GIVEN INSTRUCTION:
Give the number of lines in the listing that hold the word "this". Write nothing but that number.

----- EXERCISE DATA -----

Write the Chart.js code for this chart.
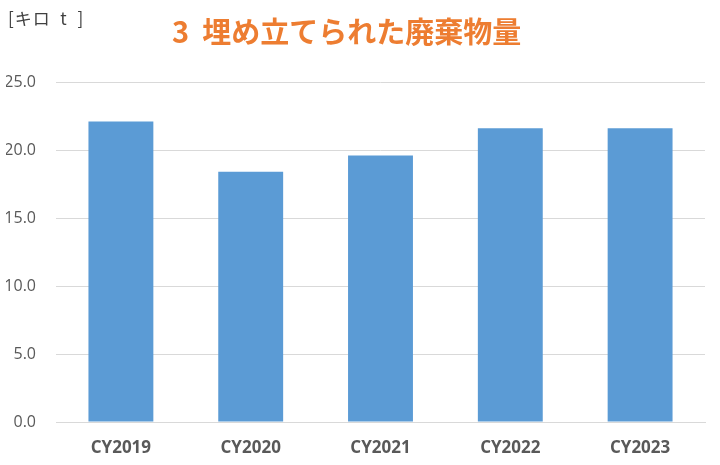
<!DOCTYPE html>
<html>
<head>
<meta charset="utf-8">
<script src="https://cdn.jsdelivr.net/npm/chart.js@4"></script>
<style>
  html, body { margin: 0; padding: 0; background: #fff; }
  #wrap { position: relative; width: 720px; height: 465px; }
  #unit { position: absolute; left: 8px; top: 5px; font: 17px "Noto Sans CJK JP", sans-serif; color: #404040; white-space: nowrap; letter-spacing: 1px; }
  #title { position: absolute; left: 172px; top: 9px; font: bold 29px "Noto Sans CJK JP", sans-serif; color: #ED7D31; white-space: nowrap; }
</style>
</head>
<body>
<div id="wrap">
  <canvas id="myChart" width="720" height="465"></canvas>
  <div id="unit">[キロ&nbsp; t&nbsp;&nbsp;]</div>
  <div id="title">3&nbsp; 埋め立てられた廃棄物量</div>
</div>
<script>
const years = ['CY2019', 'CY2020', 'CY2021', 'CY2022', 'CY2023'];
const landfill = [22.1, 18.4, 19.6, 21.6, 21.6];
const yTicks = [0, 5, 10, 15, 20, 25];

document.addEventListener('DOMContentLoaded', function () {
    const ctx = document.getElementById('myChart').getContext('2d');
    new Chart(ctx, {
        type: 'bar',
        data: {
            labels: years,
            datasets: [{
                label: '埋め立てられた廃棄物量',
                data: landfill,
                backgroundColor: '#5B9BD5',
                barPercentage: 0.5,
                categoryPercentage: 1.0,
            }]
        },
        options: {
            responsive: false,
            animation: false,
            layout: { padding: { top: 82, left: 6, right: 15, bottom: 0 } },
            plugins: { legend: { display: false }, tooltip: { enabled: false } },
            scales: {
                x: {
                    grid: { display: false, drawTicks: false },
                    border: { color: '#D9D9D9', width: 1 },
                    ticks: {
                        padding: 16,
                        color: '#595959',
                        font: { family: '"Liberation Sans Narrow", "Open Sans", sans-serif', size: 17, weight: 'bold' },
                    },
                    afterFit: s => { s.height = 43; },
                },
                y: {
                    min: 0,
                    max: 25,
                    afterBuildTicks: s => { s.ticks = yTicks.map(v => ({ value: v })); },
                    grid: { color: '#D9D9D9', drawTicks: false },
                    border: { display: false },
                    ticks: {
                        padding: 20,
                        color: '#595959',
                        font: { family: '"Liberation Sans Narrow", "Open Sans", sans-serif', size: 16 },
                        callback: v => v.toFixed(1),
                    },
                    afterFit: s => { s.width = 50; },
                }
            }
        }
    });
});
</script>
</body>
</html>
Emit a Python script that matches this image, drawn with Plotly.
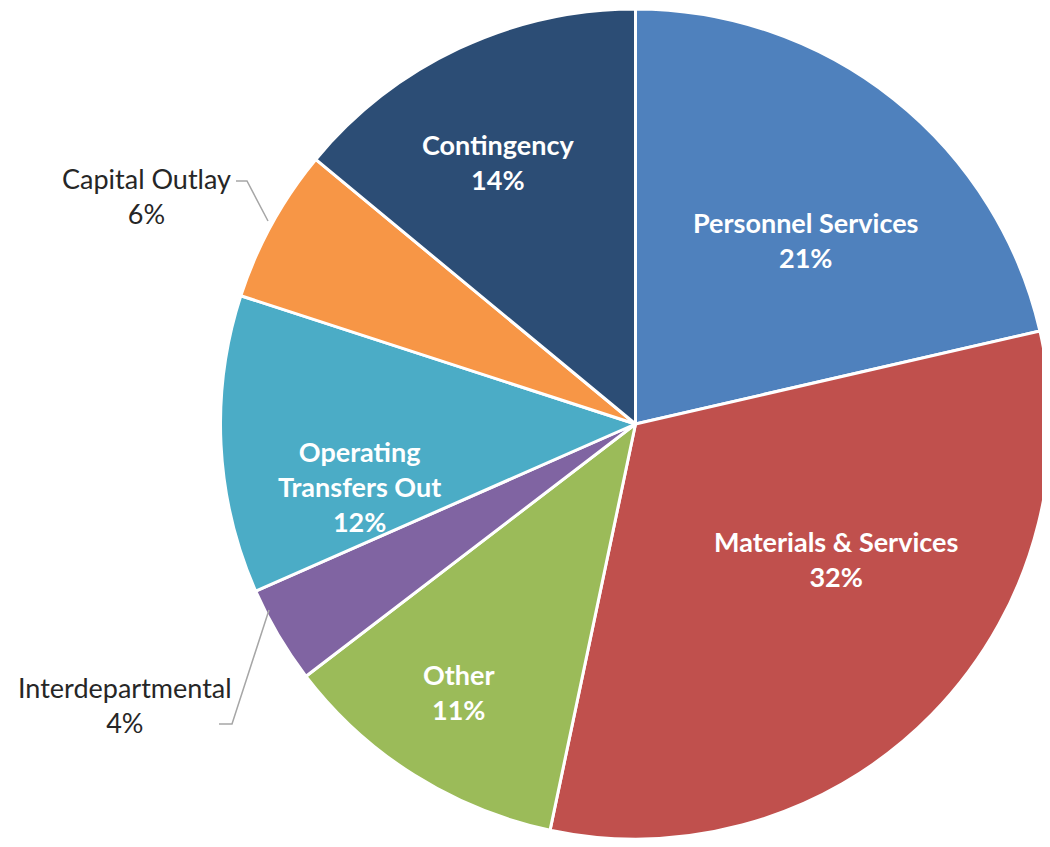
import plotly.graph_objects as go

categories = ['Personnel Services', 'Materials & Services', 'Other', 'Interdepartmental',
              'Operating Transfers Out', 'Capital Outlay', 'Contingency']
values = [21.4, 31.9, 11.3, 3.8, 11.6, 6.0, 14.0]
colors = ['#4F81BD', '#C0504D', '#9BBB59', '#8064A2', '#4BACC6', '#F79646', '#2C4D75']

W, H = 1050, 847
OFF = 8  # page body margin in the browser
total = sum(values)
pct = {c: f"{round(v / total * 100):.0f}%" for c, v in zip(categories, values)}

fig = go.Figure(go.Pie(
    labels=categories,
    values=values,
    sort=False,
    direction='clockwise',
    rotation=0,
    marker=dict(colors=colors, line=dict(color='white', width=3)),
    textinfo='none',
    hoverinfo='label+percent',
    showlegend=False,
    domain=dict(x=[212.5 / W, 1042.5 / W], y=[1 - 831 / H, 1 - 1 / H]),
))

# label placement (screen pixel centres, like the Excel best-fit layout)
inside = {
    'Personnel Services': ('Personnel Services', 805, 240),
    'Materials & Services': ('Materials & Services', 836, 559),
    'Other': ('Other', 459, 692),
    'Operating Transfers Out': ('Operating<br>Transfers Out', 359, 487),
    'Contingency': ('Contingency', 498, 162),
}
outside = {
    'Capital Outlay': ('Capital Outlay', 146, 196),
    'Interdepartmental': ('Interdepartmental', 125, 705),
}

def px2paper(x, y):
    return (x - OFF) / W, 1 - (y - OFF) / H

for cat, (txt, px, py) in inside.items():
    x, y = px2paper(px, py)
    fig.add_annotation(x=x, y=y, xref='paper', yref='paper', xanchor='center', yanchor='middle',
                       text=f"<b>{txt}<br>{pct[cat]}</b>", showarrow=False,
                       font=dict(family='Lato', size=27, color='white'), align='center')
for cat, (txt, px, py) in outside.items():
    x, y = px2paper(px, py)
    fig.add_annotation(x=x, y=y, xref='paper', yref='paper', xanchor='center', yanchor='middle',
                       text=f"{txt}<br>{pct[cat]}", showarrow=False,
                       font=dict(family='Lato', size=27, color='#262626'), align='center')

# leader lines
def pline(pts):
    return 'M ' + ' L '.join('{} {}'.format(*px2paper(x, y)) for x, y in pts)

for pts in [[(236, 181), (247, 181), (268, 221)], [(269, 610), (232, 724), (219, 724)]]:
    fig.add_shape(type='path', path=pline(pts), xref='paper', yref='paper',
                  line=dict(color='#A6A6A6', width=1.5))

fig.update_layout(
    width=W, height=H,
    margin=dict(l=0, r=0, t=0, b=0),
    paper_bgcolor='white',
    plot_bgcolor='white',
)

fig.write_html("out.html")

-----

WRITTEN RESPONSE:
2